Susumu Yokota

Sakura

Bandcamp

Without doubt the most loved and lauded entry in Susumu Yokota’s catalogue, Sakura was originally released in Japan on the Skintone label in 1999, and then on The Leaf Label for European distribution in 2000, by which time it was already becoming a huge success, going on to sell thousands of copies through word of mouth alone.
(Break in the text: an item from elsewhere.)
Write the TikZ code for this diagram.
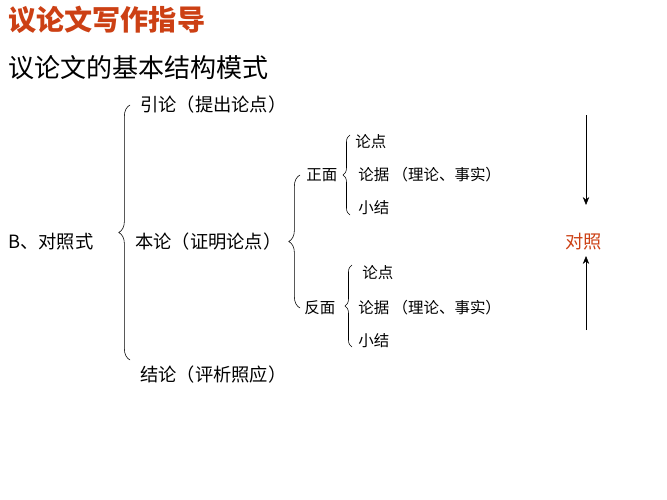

Sakura was the first fully realised statement of intent for Yokota’s recently christened Skintone label, a forum for sounds inspired by the loose, improvisatory atmosphere at his club nights of the same name in Tokyo’s Club LUST. Sandwiched between two propulsive techno and house outings on Sublime Records, Sakura follows on from Image 1983-1998 and Magic Thread, carving out a crystalline channel of blissful ambience flowing alongside Yokota’s more club-centric output. In a 2002 interview with Bim Ricketson, Yokota said that “It feels natural for me to do both dance and ambient, it’s a balance that exists within me.” and it is this flexibility and functional non-duality which gives Sakura much of it’s ephemeral intrigue and beauty. 

 

Over the course of its 12 tracks, Sakura unravels like cascades of petals falling from the eponymous cherry blossom trees. In the opener ‘Saku’, a blinkered guitar and e-piano motif stutters in endless cycles, fading in and out either end of the track as if mimicking the relentless reset of the seasons. ‘Tobiume’ revolves around surging currents of warm clav and glacial house pianos, ricocheting out over the rolling loop beds. ‘Uchu Tanjyo’ steps out into more humid, crepuscular terrain with its clattering hand percussion, snatches of ebullient spoken phrases and distant, breathy flutes landing us firmly in a similar microclimate to Jon Hassell’s fourth world heat-haze. ‘Hagoromo’ brings us back to the swaying reveries of the first two tracks, with undulating, contrapuntal harp figures eventually elapsing into Riley-esque rhodes canons, before standout track ‘Genshi’ juxtaposes Yokota’s familiar humming e-piano coils with a plosive 909 kick and oneiric bells, channelling his washier, more dub techno-adjacent efforts, as well as Tangerine Dream’s pointillist synth meditations and Steve Reich’s proto-rik minimalism.